No obstante, cuando las cosas nos salen mal, no solemos achacarlo a nuestra imprudencia o falta de previsión sino a circunstancias externas o, más vagamente, a la mala suerte. En cambio, vemos con mucha más claridad la falta de previsión de los otros. Cuando las cosas se les tuercen, es porque no supieron ver las consecuencias, porque calcularon mal o porque fueron imprudentes. Nosotros nunca tenemos la culpa de lo que nos pasa, los demás sí. La asimetría entre la propensión a justificar nuestros propios actos y los de los demás es un hecho conocido por los psicólogos del comportamiento. Según encuestas, un 70% de la población dice estar cumpliendo las medidas de protección contra los contagios (principalmente, mantener cierta distancia social, lavarse la manos con frecuencia, no tocarse la cara fuera de la propia casa, el uso de mascarilla en los casos recomendados). Pero cuando se les pregunta qué porcentaje de las demás personas lo hacen, suelen responder que, por lo que han visto, no más de un 20%. Evidentemente, ambas cifras no pueden ser verdaderas, lo que refleja un sesgo personalista muy común en la psicología social respecto a la valoración de la conducta propia y ajena, en el que incurre tal elevado número de sujetos. Desde que apareció la pandemia, muchos han decidido ignorar las medidas de seguridad, y por todas partes se han visto desde inaprensivos encuentros familiares a aglomeraciones en las que no solo era imposible mantener una distancia prudencial, sino que tampoco se usaron mascarillas para evitar los contagios. Los actores de esos y otros desatinos han sido gentes de todas las edades y condiciones, desde ciudadanos anónimos, pasando por personalidades conocidas, hasta políticos promotores de las normas que ellos mismos aprueban y recomiendan a los demás. Y es que, pese a nuestra sesgada atribución de justificaciones, la irresponsabilidad sí está bien repartida. Una prueba más es que en cuanto algunos países han empezado a relajar las medidas de protección ante la disminución de los contagios, han proliferado los reencuentros pequeños y grandes, con celebraciones, fiestas y hasta multitudes de paseantes agolpados por las calles y en las playas. Por supuesto, no han tardado en producirse nuevos brotes de la enfermedad un poco en todas partes, que ponen en peligro el control de la pandemia que tanto esfuerzo ha exigido a todos.  

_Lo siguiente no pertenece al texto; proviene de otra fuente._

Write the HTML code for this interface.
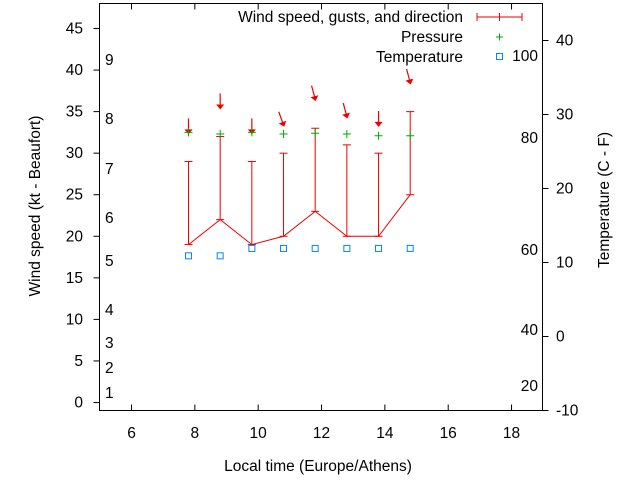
<!DOCTYPE html>
<html><head><meta charset="utf-8"><style>
body{margin:0;background:#fff}
svg text{font-family:"Liberation Sans",sans-serif;font-size:15.5px;fill:#000}
</style></head><body>
<svg width="640" height="480">
<g id="axes"></g><g id="plot"></g>
</svg>
<script>
const times=[7.8,8.8,9.8,10.8,11.8,12.8,13.8,14.8];
const wind=[19,22,19,20,23,20,20,25];
const gusts=[29,32,29,30,33,31,30,35];
const pressure=[32.5,32.3,32.5,32.3,32.4,32.3,32.1,32.1];
const tempC=[10.9,10.9,11.9,11.9,11.9,11.9,11.9,11.9];
const arrowY=[32.5,35.5,32.5,33.4,36.5,34.4,33.4,38.5];
const arrowDir=[0,0,0,20,15,15,0,15];
const xTicks=[6,8,10,12,14,16,18];
const yTicks=[0,5,10,15,20,25,30,35,40,45];
const tTicks=[-10,0,10,20,30,40];
const beaufort=[[1,393],[2,368],[3,343],[4,310],[5,261],[6,218],[7,169],[8,119],[9,60]];
const fahr=[[100,56],[80,138],[60,250],[40,330],[20,386]];
const L=99.5,R=542.5,T=3.5,B=410.5;
const X=h=>131.5+(h-6)*31.67;
const Y=v=>402.5-v*8.311;
const TY=c=>336.5-c*7.4;
const NS='http://www.w3.org/2000/svg';
function mk(tag,at,parent,txt){const e=document.createElementNS(NS,tag);for(const k in at)e.setAttribute(k,at[k]);if(txt!==undefined)e.textContent=txt;parent.appendChild(e);return e;}
const ax=document.getElementById('axes'),pl=document.getElementById('plot');
let f=mk('rect',{x:L,y:T,width:R-L,height:B-T,fill:'none',stroke:'#000'},ax);


xTicks.forEach(h=>{
 mk('line',{x1:X(h),x2:X(h),y1:B,y2:B-6,stroke:'#000'},ax);
 mk('line',{x1:X(h),x2:X(h),y1:T,y2:T+6,stroke:'#000'},ax);
 let t=mk('text',{x:X(h),y:438,'text-anchor':'middle'},ax,h);
 
 
});
yTicks.forEach(v=>{
 mk('line',{x1:L,x2:L-6,y1:Y(v),y2:Y(v),stroke:'#000'},ax);
 let t=mk('text',{x:83,y:Y(v)+5,'text-anchor':'end'},ax,v);
 
 
});
tTicks.forEach(c=>{
 mk('line',{x1:R,x2:R+6,y1:TY(c),y2:TY(c),stroke:'#000'},ax);
 let t=mk('text',{x:556,y:TY(c)+5},ax,c);
 
 
});
beaufort.forEach(b=>{
 let t=mk('text',{x:105,y:b[1]+5},ax,b[0]);
 
 
});
fahr.forEach(b=>{
 let t=mk('text',{x:538,y:b[1]+5,'text-anchor':'end'},ax,b[0]);
 
 
});
let xt=mk('text',{x:318,y:471,'text-anchor':'middle'},ax,'Local time (Europe/Athens)');


let yt=mk('text',{x:40,y:206,'text-anchor':'middle',transform:'rotate(-90 40 206)'},ax,'Wind speed (kt - Beaufort)');


let y2=mk('text',{x:609,y:200,'text-anchor':'middle',transform:'rotate(-90 609 200)'},ax,'Temperature (C - F)');


[['Wind speed, gusts, and direction',17],['Pressure',37],['Temperature',57]].forEach(l=>{
 let t=mk('text',{x:463,y:l[1]+5,'text-anchor':'end'},ax,l[0]);
 
 
});
mk('line',{x1:477,x2:522,y1:17,y2:17,stroke:'#e00'},ax);
[477,499.5,522].forEach(x=>mk('line',{x1:x,x2:x,y1:13,y2:21,stroke:'#e00'},ax));
mk('path',{d:'M496 37h7M499.5 33.5v7',stroke:'#0a0'},ax);
mk('rect',{x:496.5,y:53.5,width:6,height:6,fill:'none',stroke:'#08f'},ax);
let pts=times.map((t,i)=>X(t)+','+Y(wind[i])).join(' ');
let wl=mk('polyline',{points:pts,fill:'none',stroke:'#e00'},pl);


times.forEach((t,i)=>{
 const x=X(t);
 let g=mk('line',{x1:x,x2:x,y1:Y(wind[i]),y2:Y(gusts[i]),stroke:'#e00'},pl);
 
 
 mk('line',{x1:x-4,x2:x+4,y1:Y(gusts[i]),y2:Y(gusts[i]),stroke:'#e00'},pl);
 mk('line',{x1:x-4,x2:x+4,y1:Y(wind[i]),y2:Y(wind[i]),stroke:'#e00'},pl);
 const hy=Y(arrowY[i]),a=arrowDir[i]*Math.PI/180;
 const tx=x-14*Math.sin(a),ty=hy-14*Math.cos(a);
 let ar=mk('g',{},pl);
 
 
 mk('line',{x1:tx,y1:ty,x2:x,y2:hy,stroke:'#e00','stroke-width':1.2},ar);
 mk('polygon',{points:`${x},${hy+2} ${x-4},${hy-3} ${x+4},${hy-3}`,fill:'#e00',transform:`rotate(${-arrowDir[i]} ${x} ${hy})`},ar);
 let p=mk('path',{d:`M${x-4} ${Y(pressure[i])}h8M${x} ${Y(pressure[i])-4}v8`,stroke:'#0a0'},pl);
 
 
 let s=mk('rect',{x:x-3,y:TY(tempC[i])-3,width:6,height:6,fill:'none',stroke:'#08f'},pl);
 
 
});
</script>
</body></html>
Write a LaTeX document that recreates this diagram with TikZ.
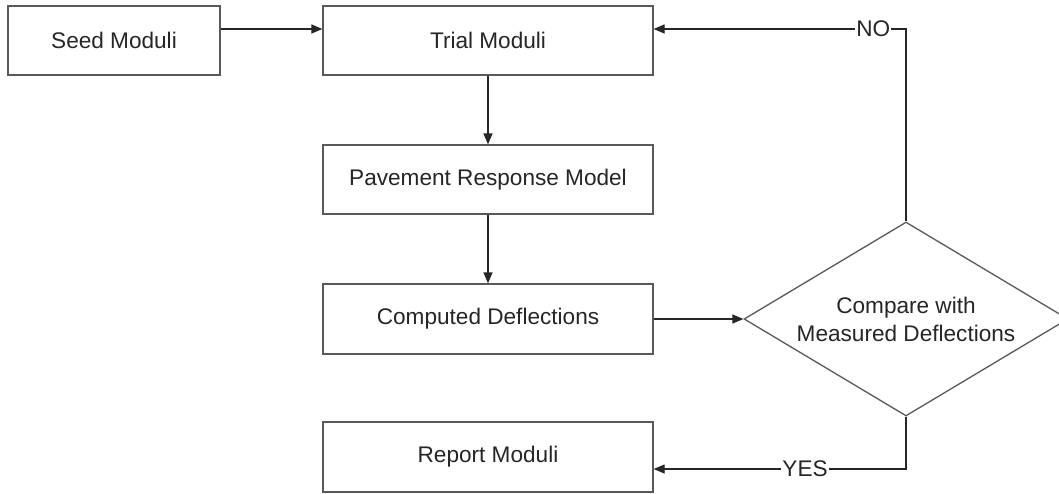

Tengamos en cuenta que el virus no ha desaparecido y ni tan siquiera se ha atenuado su mortalidad. Por el contrario, según la OMS, la pandemia está creciendo a nivel mundial: para finales de junio el número total de contagios se acercaba a 11 millones, y ya se supera el medio millón de muertes en todo el mundo. Que logremos detener el avance de la enfermedad (y que los rebrotes no desborden otra vez la capacidad de respuesta de los organismos sanitarios que empiezan a recuperarse) dependerá en gran medida de que seamos capaces de reconocer la realidad de los riesgos y que asumamos objetivamente nuestra responsabilidad individual de evitar los contagios.